Steve Kariya’s University of Maine hockey career didn’t get off to the start he wanted.

Due to NCAA violations, the Black Bears were prohibited from playing in the NCAA tournament his first two seasons.

“When I signed on with Maine, one of the many reasons I did was to try to compete for a national title,” said Kariya. “To be on one of the top teams in the country and to have that taken away from me and my teammates was difficult. Those two teams were pretty good teams, especially my sophomore year when (suspended head coach Shawn Walsh) came back and we ran over everyone including Boston University.”

Walsh returned from his one-year suspension at the halfway mark of the 1996-1997 season, relieving assistant/interim head coach Greg Cronin, and the Black Bears went 15-3 down the stretch including a sweep of BU, which went on to play in the NCAA championship game.

UMaine went 26-9-4 during Kariya’s freshman season and 24-10-1 his sophomore year.

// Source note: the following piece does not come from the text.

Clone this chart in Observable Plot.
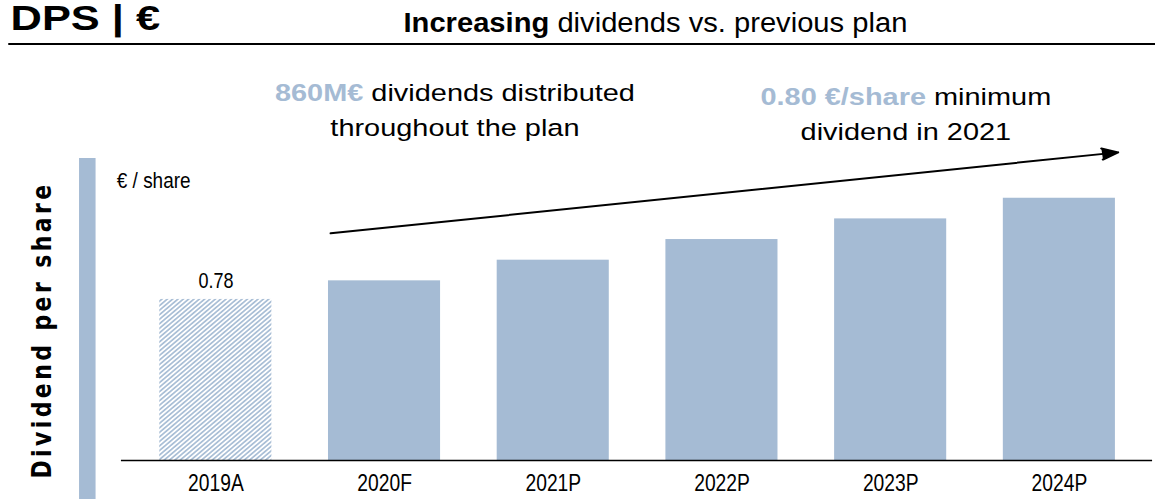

But better days were ahead.

After a subpar 1997-1998 season in which the Black Bears went 17-15-4 and failed, though eligible, to qualify for the NCAA tournament, the Black Bears claimed their second NCAA championship his senior year with a 3-2 overtime win over archrival New Hampshire in the title game at Anaheim, California.

“Going through that adversity, those ups-and-downs, personally and team-wise, was a great lesson for all of us,” said Kariya. “To go out and win a national championship and bring the program back to prominence, so to speak, was obviously very gratifying for all of us.

“I definitely have no regrets or hard feelings about it. I couldn’t have asked for a better experience. It not only helped my hockey career, it made me a better person,” added Kariya.

He noted that another gratifying aspect of the national championship was the fact the Black Bears had far fewer scholarships than their opponents due to the ongoing NCAA sanctions.

“We certainly weren’t the best team in college hockey history but as far as character and team chemistry and how we played together was concerned, you could argue we were one of the best in those departments,” said Kariya.

Kariya was a first-team All-Hockey East pick and a Hobey Baker finalist during the 1998-1999 season as he registered 27 goals and 38 assists.

UMaine was swept at New Hampshire to end the regular season, swept Massachusetts in the quarterfinals, then lost to Boston College 3-2 in the Hockey East semifinals.

But the Black Bears beat Ohio State and Clarkson in the NCAA East Regional and avenged the loss to BC in the Frozen Four semifinals when Bobby Stewart scored in overtime to give UMaine a 2-1 victory.

Marcus Gustafsson was the hero in the national championship game, converting his own rebound off a Cory Larose pass in overtime.

“Collectively, we had the resolve to come together. There were some great individual performances from guys like Alfie (goalie Alfie Michaud), Bobby Stewart and Marcus Gustafsson. Again that speaks to the strength and character of the team,” said Kariya.

The energetic and vociferous fans at Alfond Arena was one of the things that attracted Kariya to UMaine and he has fond memories of playing there.

“Alfond Arena was unique. You had the student section in the balcony on top of the ice. It was a great atmosphere,” said Kariya.

Kariya, the middle of three Kariya brothers to play at UMaine along with older brother and Hobey Baker Award winner Paul and younger brother Martin, is the school’s No. 7 career scorer with 187 points(78 goals, 109 assists) in 150 games.

The North Vancouver, British Columbia, native went on to have an 11-year pro career including 65 games in the National Hockey League.

“I never dreamed of having a professional career before I want to Maine,” said Kariya. “Without the help of Shawn and Grant (assistant Grant Standbrook) and the other coaches as well as my teammates, I certainly never would have been able to play professionally.”

Kariya, who lives in Vancouver, previously worked as a scout with the New Jersey Devils but recently has been spending a lot of time with his family. He also has taken up curling.

He is unable to attend the hockey program’s 40th anniversary celebration this weekend because of a previous commitment, but he continues to follow the team.